Samson Young has been on a long, strange trip. The 36 year-old Hong Kong-based artist and composer was the first recipient of the BMW Art Journey award, a grant that funds travel and research for artists.
“Everybody, in their heads, has a dream journey. But Young took one because he had an indelible artistic vision,” says Thomas Girst, BMW’s equally indelible head of cultural engagement, in introducing us to Young at Soho House Miami during the Art Basel Miami Beach cross-cultural hoedown last week.
Young’s trip took him to five continents and 11 countries. In search of bells.
He does not have tinnitus, or a Hemingway or Donne complex. He is simply obsessed with the literal and figurative intersection between percussion and repercussion, particularly as it relates to two objects: bells and cannons. To this end, he visited sites around the world that held particular relevance to his twin obsessions.
He went to the “Bell Graveyard” near Hamburg, Germany, where the Nazis collected bells confiscated from the churches of conquered lands, to be used as raw materials in German munitions factories.
He visited a bell in a mosque in Fes, Morocco, that had been taken from a Spanish church in the 14th Century, and then silenced—its tongue ringer was removed—and turned into a decorative object as a means of demonstrating Islam’s triumph over Christianity.
He visited the Great Peacock Clock, a musical timepiece at the Hermitage in St. Petersburg, Russia. The clock was General Potemkin’s seductive gift to Catherine the Great, then ruler of Russia (in part due to his help with a coup), at the height of their passionate and politically charged affair. It is tremendous and gold and housed in a giant vitrine.
At each stop, Young rang and made careful digital recordings of these bells. “Pre-industrialization,” he says, “there were only two objects that could produce sound louder than natural disasters: explosions and bells.” One doesn’t just hear these sounds; one feels them deep in the marrow.
One also experiences them psychologically, even when they’re silent. “I’m interested in objects that, even without making the sound, evoke the imagination of hearing,” Young says. “I mean, a bell is absolutely one such thing, I think musical notation has that quality. And language has that quality. I mean when you write ‘B-O-O-M’ you hear a certain sound.”

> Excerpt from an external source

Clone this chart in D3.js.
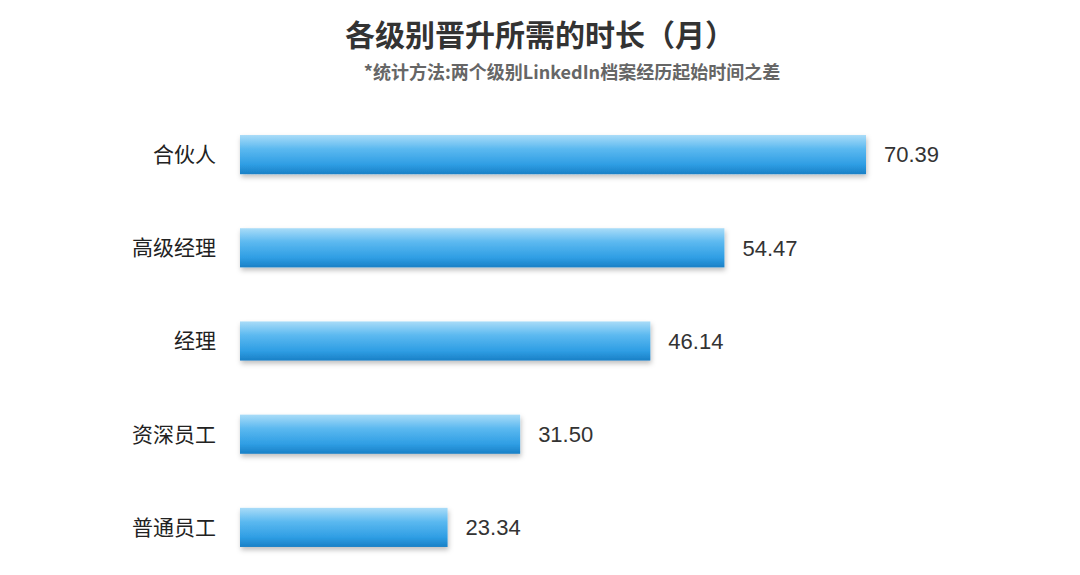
<!DOCTYPE html>
<html><head><meta charset="utf-8">
<script src="https://cdn.jsdelivr.net/npm/d3@7"></script>
<style>body{margin:0;background:#fff;font-family:"Noto Sans CJK SC","Liberation Sans",sans-serif}</style>
</head><body><svg id="c" width="1080" height="575"></svg>
<script>
const categories = ["合伙人", "高级经理", "经理", "资深员工", "普通员工"];
const values = [70.39, 54.47, 46.14, 31.50, 23.34];

const svg = d3.select("#c");
const x = d3.scaleLinear().domain([0, 70.39]).range([240, 866]);
const y = d3.scaleBand().domain(categories).range([108, 574]).paddingInner(0.58).paddingOuter(0.29);

const defs = svg.append("defs");
const g = defs.append("linearGradient").attr("id","bg").attr("x1",0).attr("y1",0).attr("x2",0).attr("y2",1);
[[0,"#a9dcf8"],[0.35,"#5cb9f0"],[0.75,"#2f9ee4"],[1,"#1a80c6"]].forEach(s=>g.append("stop").attr("offset",s[0]).attr("stop-color",s[1]));
const f = defs.append("filter").attr("id","sh").attr("x","-5%").attr("y","-20%").attr("width","110%").attr("height","160%");
f.append("feDropShadow").attr("dx",1).attr("dy",3).attr("stdDeviation",2.5).attr("flood-color","#000").attr("flood-opacity",0.25);

svg.append("text").attr("x",540).attr("y",46).attr("text-anchor","middle")
  .attr("font-size",30).attr("font-weight","bold").attr("fill","#333").text("各级别晋升所需的时长（月）");
svg.append("text").attr("x",572).attr("y",79).attr("text-anchor","middle")
  .attr("font-size",18).attr("font-weight","bold").attr("fill","#666").text("*统计方法:两个级别LinkedIn档案经历起始时间之差");

const row = svg.selectAll("g.r").data(categories).enter().append("g").attr("class","r");
row.append("rect").attr("x",x(0)).attr("y",d=>y(d)).attr("height",y.bandwidth())
  .attr("width",(d,i)=>x(values[i])-x(0)).attr("fill","url(#bg)").attr("filter","url(#sh)");
row.append("text").attr("x",216).attr("y",d=>y(d)+y.bandwidth()/2).attr("dy","0.35em")
  .attr("text-anchor","end").attr("font-size",21).attr("fill","#222").text(d=>d);
row.append("text").attr("x",(d,i)=>x(values[i])+18).attr("y",d=>y(d)+y.bandwidth()/2).attr("dy","0.35em")
  .attr("font-family","Liberation Sans, Arial").attr("font-size",22).attr("fill","#333")
  .text((d,i)=>values[i].toFixed(2));
</script></body></html>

Sponsored as he was by BMW, Young did a fair amount of driving during his journey. “There were places where I really needed to drive to get to, so it was a natural part,” he explains. But the distances traveled, and the amount of time he had to complete them—just a few months—mainly required flying.
Being frequent voyagers as well on air, land and sea, The Drive wonders aloud about the larger question of traveling for exploration’s sake. There is always this idea of, Was it a good trip, was it a bad trip? We ask Young if a journey like his could ever be a failure.
“I don’t know how I would measure success but I think for this trip, I was incredibly lucky,” he says. “There were no hiccups, except for one. I was planning to record the Korean Peace Bell in LA, which they’re supposed to ring every year on Institution Day. But this year, for some strange reason, they didn’t, so that part of the journey I wasn’t able to get that recording. But what I did get was a bunch of Korean tourists who were as disappointed as me, who came to see the bell and found that they were not going to ring the bell this year. So therefore, they just vocalized it on the spot. And I got it on recording, and I thought, that’s even better than getting the real bell.”